Wednesday, August 24, 2011

Slip-ups and scales and puppy dog tails

Okay, mostly slip-ups and scales, although I do think if I had a dog, I'd enjoy running a bit more.

Rough week, even if I do admit to having yet another wild cherry brain freeze float at the water park. It is ice cold deliciousness. I cannot seem to enjoy my lounge chair without it!

While at Raging Waves, I wore my "backup" swimsuit; the one that is a little too small but I keep it in my gym bag for emergencies, like when I forget to bring a suit and want to get in the water. Well, I had my suit from last year, and I wanted to wear it just one more time, but the suit had other ideas. The elastic had lost its boing and I had to wear the small one. It fit almost perfectly; who knew? That was a grand feeling.

Since I last posted, I feel like I've turned a page, in a way. I've stepped up my consistency in running, getting all three training runs in last week and increasing my run interval to eight minutes. This is a big deal to me, because that means in a 30-minute run, I'm actually running 24 minutes. Holler.
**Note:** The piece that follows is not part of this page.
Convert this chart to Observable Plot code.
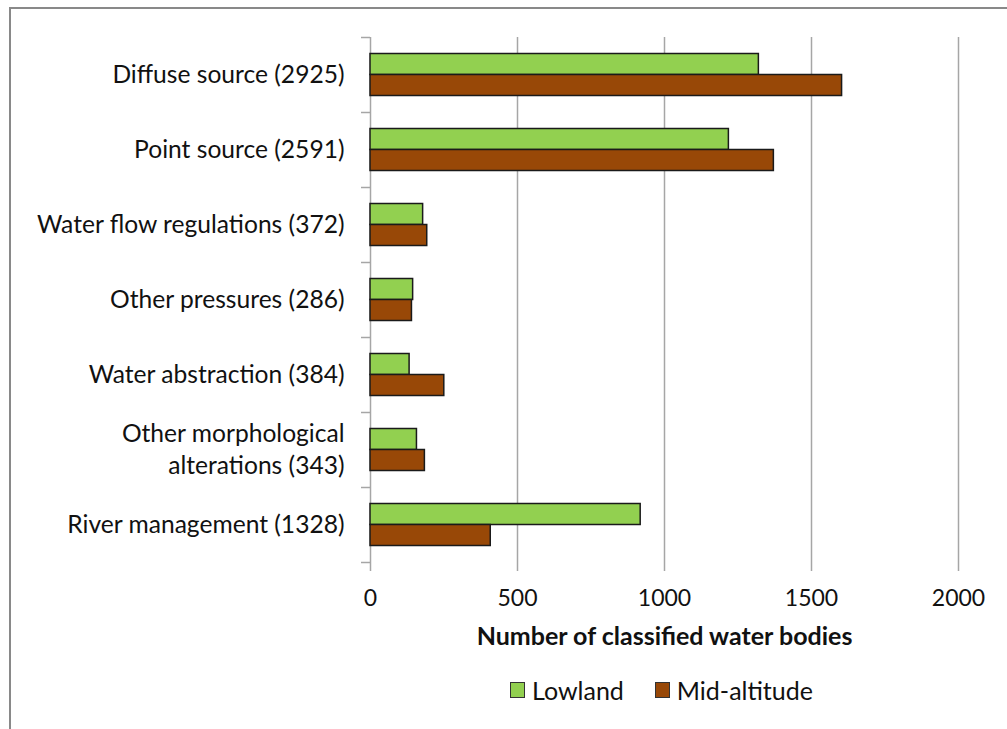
<!DOCTYPE html>
<html>
<head>
<meta charset="utf-8">
<script src="https://cdn.jsdelivr.net/npm/d3@7"></script>
<script src="https://cdn.jsdelivr.net/npm/@observablehq/plot@0.6"></script>
<style>
  html, body { margin: 0; padding: 0; background: #fff; }
  body { position: relative; width: 1007px; height: 729px; overflow: hidden; font-family: Lato, "Open Sans", sans-serif; }
  #frame { position: absolute; left: 9px; top: 7px; width: 1100px; height: 800px; border-left: 2px solid #898989; border-top: 2px solid #898989; box-sizing: border-box; }
  #chart { position: absolute; left: 0; top: 0; }
  #chart svg [aria-label="x-axis label"] text { font-weight: bold; font-size: 25px; }
  #legend { position: absolute; top: 675px; left: 510px; display: flex; align-items: center; font-size: 25px; color: #111; line-height: 30px; }
  .item { display: flex; align-items: center; margin-right: 31px; }
  .sw { width: 13px; height: 14px; border: 1px solid #333; margin-right: 7px; }
</style>
</head>
<body>
<div id="frame"></div>
<div id="chart"></div>
<div id="legend"></div>
<script>
const categories = ["Diffuse source", "Point source", "Water flow regulations", "Other pressures", "Water abstraction", "Other morphological\nalterations", "River management"];
const totals = [2925, 2591, 372, 286, 384, 343, 1328];
const series = ["Lowland", "Mid-altitude"];
const lowland = [1321, 1219, 179, 145, 133, 158, 919];
const midAltitude = [1604, 1372, 193, 141, 251, 185, 409];
const xTicks = [0, 500, 1000, 1500, 2000];
const colors = ["#92D050", "#984807"];

const labels = categories.map((c, i) => `${c} (${totals[i]})`);
const rows = labels.flatMap((lab, i) => [
  {cat: lab, series: series[0], value: lowland[i]},
  {cat: lab, series: series[1], value: midAltitude[i]}
]);

const chart = Plot.plot({
  width: 1007,
  height: 660,
  marginLeft: 370,
  marginRight: 49,
  marginTop: 37,
  marginBottom: 98,
  style: {fontFamily: "Lato, 'Open Sans', sans-serif", fontSize: "22px", color: "#111", background: "transparent"},
  x: {domain: [0, 2000]},
  y: {domain: labels, padding: 0},
  color: {domain: series, range: colors},
  marks: [
    Plot.ruleX(xTicks.slice(1), {stroke: "#a6a6a6", strokeWidth: 1.5, strokeOpacity: 1}),
    Plot.ruleX([0], {stroke: "#a6a6a6", strokeWidth: 1.5}),
    Plot.ruleY(labels, {y: d => d, dy: -37.5, insetLeft: -9, insetRight: 588, stroke: "#a6a6a6", strokeWidth: 1.5}),
    Plot.ruleY(labels.slice(-1), {y: d => d, dy: 37.5, insetLeft: -9, insetRight: 588, stroke: "#a6a6a6", strokeWidth: 1.5}),
    Plot.barX(rows.filter(d => d.series === series[0]), {x: "value", y: "cat", fill: "series", stroke: "#1a1a1a", strokeWidth: 1.5, insetTop: 16.5, insetBottom: 37.5}),
    Plot.barX(rows.filter(d => d.series === series[1]), {x: "value", y: "cat", fill: "series", stroke: "#1a1a1a", strokeWidth: 1.5, insetTop: 37.5, insetBottom: 16.5}),
    Plot.axisY({tickSize: 0, tickPadding: 26, lineHeight: 1.27, label: null, fontSize: 24.6, dy: -2}),
    Plot.ruleY([0], {frameAnchor: "bottom", stroke: "#a6a6a6", strokeWidth: 1.5}),
    Plot.axisX({ticks: xTicks, tickFormat: d => String(d), tickSize: 9, tickPadding: 18, stroke: "#a6a6a6", strokeWidth: 1.5, fontSize: 23, label: "Number of classified water bodies", labelAnchor: "center", labelArrow: "none", labelOffset: 82})
  ]
});
document.getElementById("chart").appendChild(chart);

const legend = document.getElementById("legend");
series.forEach((s, i) => {
  const item = document.createElement("div");
  item.className = "item";
  const sw = document.createElement("span");
  sw.className = "sw";
  sw.style.background = colors[i];
  const t = document.createElement("span");
  t.textContent = s;
  item.appendChild(sw);
  item.appendChild(t);
  legend.appendChild(item);
});
</script>
</body>
</html>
This Saturday I'll be running a 5K, and I have another scheduled on my birthday. I can't believe this is me ... when did I become the girl who chooses to RUN on her birthday? Seriously. It's a little crazy. But I like it.

Oh, scales ... that's right, I weighed in last night. 208.4, which is down almost three pounds from my last weigh-in but not sure that counts because that was fully clothed and covered in sweat. My plan now is weighing every Tuesday after my classes, because I rarely miss a Tuesday, so I'll always have scale access. The good news is, this weight is just one pound above what my scale weighed me before it gave up the ghost. So, I'm almost at the weight I thought I was all along. At least on this scale.

I'm pleased, and feeling pretty good about that. Not sure I'll get under 200 by the end of summer, but that's okay. All progress counts, right?

2 comments:

Michelle said...

What counts is that you feel good. I tell people this all the time-- the scale can't dictate your life. How you feel should dictate your life. You are able to do things you love and you are evolving and feeling good. In my book, that's a win no matter the numbers on the scale.

Maggie said...

You are, as usual, correct. I am, indeed, evolving!